Two Paths Converged in the Woods….

There is no one right way to be Jewish.

Four words have been inscribed on my whiteboard for some time because I struggle to understand what they mean. They are, in no particular order: Religious. Devout. Observant. Pious. I am interested in what they mean to us as Jews, why and how we use them, and what they have to do with faith and soul and spirit.

Religious, according to Merriam-Webster, is: “Relating to or manifesting faithful devotion to an acknowledged ultimate reality or deity.” Observant is: “Careful in observing rites, laws, or customs.” Devotion is: “Commitment … to religion or to religious duties or exercises… expressing piety or religious fervor.” And Piety is: “Marked by or showing reverence for deity and devotion to divine worship.” Unfortunately, the definition quickly devolves into “Marked by shame or hypocrisy.”

My concern is that when these words and their meanings are conflated, and especially when they are used as the definitive measuring stick for “authentic” Jewish life, they can be interpreted as a line in the sand – the demarcation who is “in” and who is “out” in Jewish life. And that is a shame because our souls know better.

Some years ago, I learned what I consider to be a pretty terrific definition of religion in the context of spirituality. Spirituality, the author posed, is what is essential to the soul. Religion, on the other hand, is how we enact that which is essential to our daily lives.
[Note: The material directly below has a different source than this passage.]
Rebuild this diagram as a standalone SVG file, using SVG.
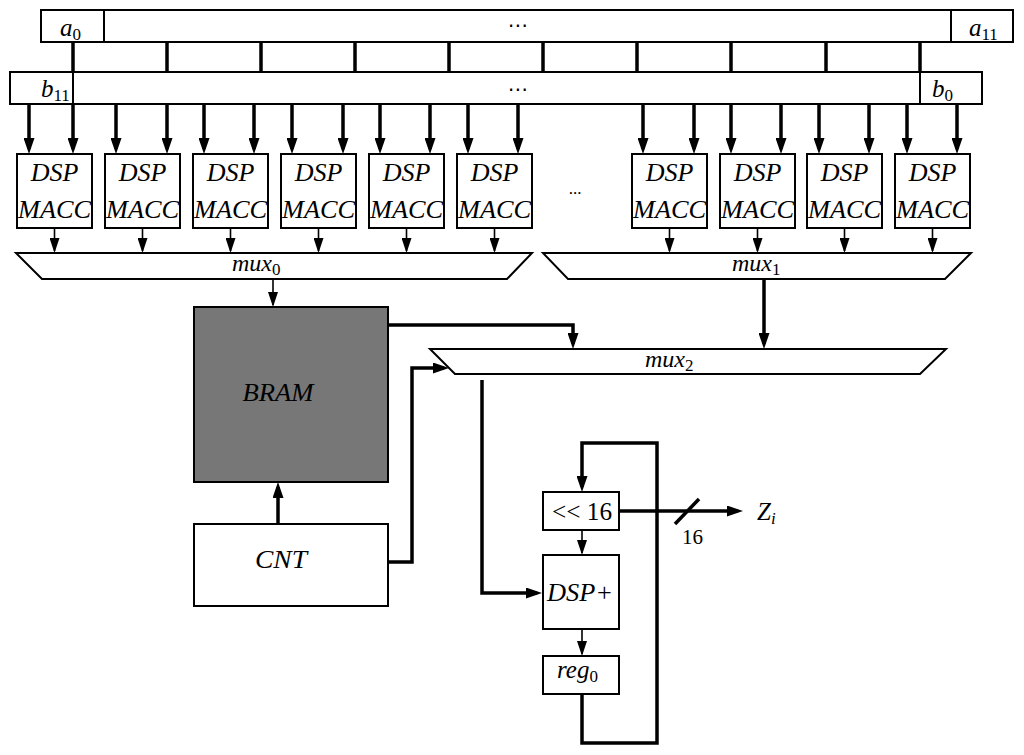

Under this definition, Jews can be religious by drawing on Jewish faith and tradition to care for their souls and families, give to the needy, strive for moral and ethical justice, and commune with God – even if they never set foot in a synagogue, pray the traditional liturgy, read Hebrew, or know how to conduct a Passover seder.  Don’t get me wrong — I am not saying that every Jew can be an island and make it up as they go along. Indeed, I have the utmost respect for those who devote their hearts and souls to a non-judgmental, observant, pious, religious and devout Jewish life –particularly when the soul’s spiritual quest is the driving force.

While I feel that ongoing Jewish learning and integration with a healthy community may deepen and strengthen their Jewish experiences, I can’t ignore the fact that so many who are on the “outside” don’t necessarily agree. They may have strong differences with what they understand to be basic Jewish teachings. They may have had difficult experiences with organized Jewish life. They may not wish to engage in a model that they feel defines Jewish life in terms of concentric circles — with those who are considered, in traditional terms, to be “Pious, observant, religious and devoted” in the inner circle, and everyone else orbiting somewhere around them. I have heard from so many that this model does not have much of a gravitational pull – and can actually serve more as a centrifuge – sending folks scattering out to seek their own spirituality, religiosity, piety, and observance in accordance with what is essential in their souls.

I refuse to believe they are “lost” to Jewish life and community. I sense they are teaching us that the spirit of Judaism is alive and well – but needs have changed as has the method of engagement (or disengagement).

The questions for me are: Can we see ourselves on different paths that converge at a point beyond the limits of our own vision – rather than on one path that splits into different directions? Can we devote as much of our energy to intra-faith work as we do to interfaith efforts? Do “we” have the courage to stop trying to “bring them into Jewish life” as it has been traditionally defined – and learn from the wisdom of their spirits? Are we willing to be vulnerable enough to say there is no one right way to be Jewish – just as our ancestors and sages have done for millennia? Can we work together to enhance one another’s spirits and promote the beauty of all of the facets of Jewish life?